Spatio-temporal fluctuations analysis of land surface temperature (LST) using Remote Sensing data (LANDSAT TM5/8) and multifractal technique to characterize the urban heat Islands (UHIs)

Accurate estimation of the microenvironment and radiative susceptibility, as well as forecasting of climate and weather scenarios in urban contexts, are critical for achieving sustainable development goals (SDGs). Rapid urbanization has a substantial impact on both the local and global atmosphere, resulting in Urban Heat Islands (UHIs). This study is the first to attempt to analyze spatiotemporal space-borne sensor datasets in the Indian Himalayan foothills using multifractal detrended fluctuation analysis (MDFA).

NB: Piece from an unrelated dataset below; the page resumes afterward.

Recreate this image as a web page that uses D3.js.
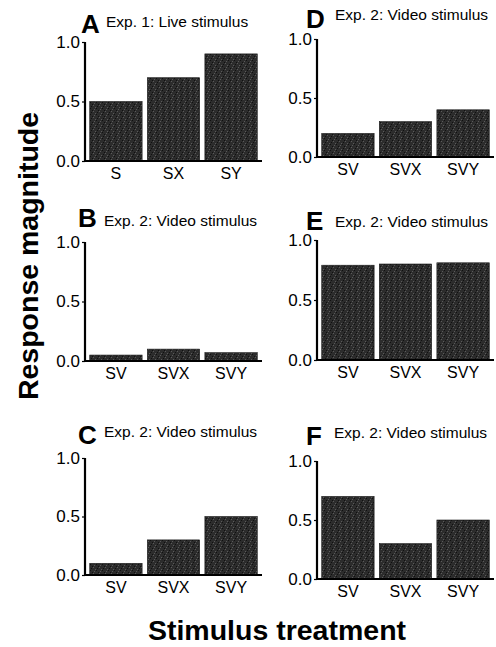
<!DOCTYPE html>
<html>
<head>
<meta charset="utf-8">
<script src="https://cdn.jsdelivr.net/npm/d3@7"></script>
<style>
  body { margin: 0; background: #fff; }
  text { font-family: "Liberation Sans", Arial, sans-serif; fill: #000; }
</style>
</head>
<body>
<div id="chart"></div>
<script>
// Panel data
const panelLetters = ["A", "B", "C", "D", "E", "F"];
const panelTitles = [
    "Exp. 1: Live stimulus",
    "Exp. 2: Video stimulus",
    "Exp. 2: Video stimulus",
    "Exp. 2: Video stimulus",
    "Exp. 2: Video stimulus",
    "Exp. 2: Video stimulus"
];
const categoriesExp1 = ["S", "SX", "SY"];
const categoriesExp2 = ["SV", "SVX", "SVY"];
const valuesA = [0.5, 0.7, 0.9];
const valuesB = [0.05, 0.1, 0.07];
const valuesC = [0.1, 0.3, 0.5];
const valuesD = [0.2, 0.3, 0.4];
const valuesE = [0.79, 0.8, 0.81];
const valuesF = [0.7, 0.3, 0.5];
const yTicks = [0, 0.5, 1.0];

const width = 496;
const height = 647;

const svg = d3.select("#chart")
    .append("svg")
    .attr("width", width)
    .attr("height", height);

// Stippled dark fill like the printed bars
const defs = svg.append("defs");
const pat = defs.append("pattern")
    .attr("id", "stipple")
    .attr("patternUnits", "userSpaceOnUse")
    .attr("width", 6)
    .attr("height", 6);
pat.append("rect").attr("width", 6).attr("height", 6).attr("fill", "#2c2c2c");
[[0, 0], [3, 3], [1, 4], [4, 1], [2, 2], [5, 5]].forEach(([x, y], i) => {
    pat.append("rect").attr("x", x).attr("y", y).attr("width", 1).attr("height", 1)
        .attr("fill", i % 2 ? "#5a5a5a" : "#101010");
});

// layout of each panel: axis x and y positions for 1.0 and 0.0
const layout = [
    { x: 85, top: 42, bottom: 161, lx: 81, ly: 33, tx: 106, ty: 27 },
    { x: 85, top: 242, bottom: 361, lx: 78, ly: 227, tx: 104, ty: 226 },
    { x: 85, top: 458, bottom: 575, lx: 78, ly: 444, tx: 104, ty: 437 },
    { x: 317, top: 39, bottom: 157, lx: 306, ly: 28, tx: 335, ty: 20 },
    { x: 317, top: 240, bottom: 360, lx: 306, ly: 230, tx: 335, ty: 227 },
    { x: 317, top: 461, bottom: 579, lx: 306, ly: 445, tx: 334, ty: 438 }
];
const allValues = [valuesA, valuesB, valuesC, valuesD, valuesE, valuesF];

layout.forEach((p, i) => {
    const cats = i === 0 ? categoriesExp1 : categoriesExp2;
    const vals = allValues[i];
    const g = svg.append("g");

    const x = d3.scaleBand()
        .domain(cats)
        .range([p.x + 3, p.x + 174])
        .paddingInner(0.09)
        .paddingOuter(0.03);
    const y = d3.scaleLinear()
        .domain([0, 1])
        .range([p.bottom, p.top]);

    // bars
    g.selectAll("rect.bar")
        .data(vals)
        .join("rect")
        .attr("class", "bar")
        .attr("x", (d, j) => x(cats[j]))
        .attr("y", d => y(d))
        .attr("width", x.bandwidth())
        .attr("height", d => y(0) - y(d))
        .attr("fill", "url(#stipple)")
        .attr("stroke", "#1a1a1a")
        .attr("stroke-width", 0.6);

    // y axis
    const yAxis = g.append("g")
        .attr("transform", `translate(${p.x},0)`)
        .call(d3.axisLeft(y).tickValues(yTicks).tickFormat(d3.format(".1f")).tickSize(3).tickPadding(2));
    yAxis.select(".domain").attr("stroke-width", 2.2).attr("d", `M0,${p.top}V${p.bottom}`);
    yAxis.selectAll(".tick line").attr("stroke-width", 1.2);
    yAxis.selectAll(".tick text").attr("font-size", 17).attr("font-family", "Liberation Sans, Arial, sans-serif");

    // x axis
    const xAxis = g.append("g")
        .attr("transform", `translate(0,${p.bottom})`)
        .call(d3.axisBottom(x).tickSize(0).tickPadding(7));
    xAxis.select(".domain").attr("stroke-width", 2.2).attr("d", `M${p.x - 1},0H${p.x + 177}`);
    xAxis.selectAll(".tick text").attr("font-size", 16).attr("font-family", "Liberation Sans, Arial, sans-serif");

    // panel letter and title
    svg.append("text")
        .attr("x", p.lx)
        .attr("y", p.ly)
        .attr("font-size", 26)
        .attr("font-weight", "bold")
        .text(panelLetters[i]);
    svg.append("text")
        .attr("x", p.tx)
        .attr("y", p.ty)
        .attr("font-size", 15.5)
        .text(panelTitles[i]);
});

// axis titles
svg.append("text")
    .attr("transform", "translate(38,256) rotate(-90)")
    .attr("text-anchor", "middle")
    .attr("font-size", 28.5)
    .attr("font-weight", "bold")
    .text("Response magnitude");

svg.append("text")
    .attr("x", 277)
    .attr("y", 640)
    .attr("text-anchor", "middle")
    .attr("font-size", 28.5)
    .attr("font-weight", "bold")
    .text("Stimulus treatment");
</script>
</body>
</html>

The coefficients derived through MDFA such as holder exponent (h), spectral width (α), irregularity, truncation spectra, and spatial distribution are analyzed for various land features to illustrate the dynamic patterns and corroborate the multifractalitybehavior of the land surface temperature (LST). The negative correlation between LST and normalized difference vegetation index (NDVI) suggests that vegetated land can assist to mitigate the effects of UHIs, whereas the positive correlation between LST and normalized difference built-up index(NDBI) suggests that urbanization can aggravate the effects of UHIs. The obtained result encourages to implementation of the suggested framework to address anthropogenic heat and the transportation of surface heat fluxes, as well as empowers to work on non-linear dynamic climate models, which are critical for building real-time resilient infrastructure to meet environmental sustainability.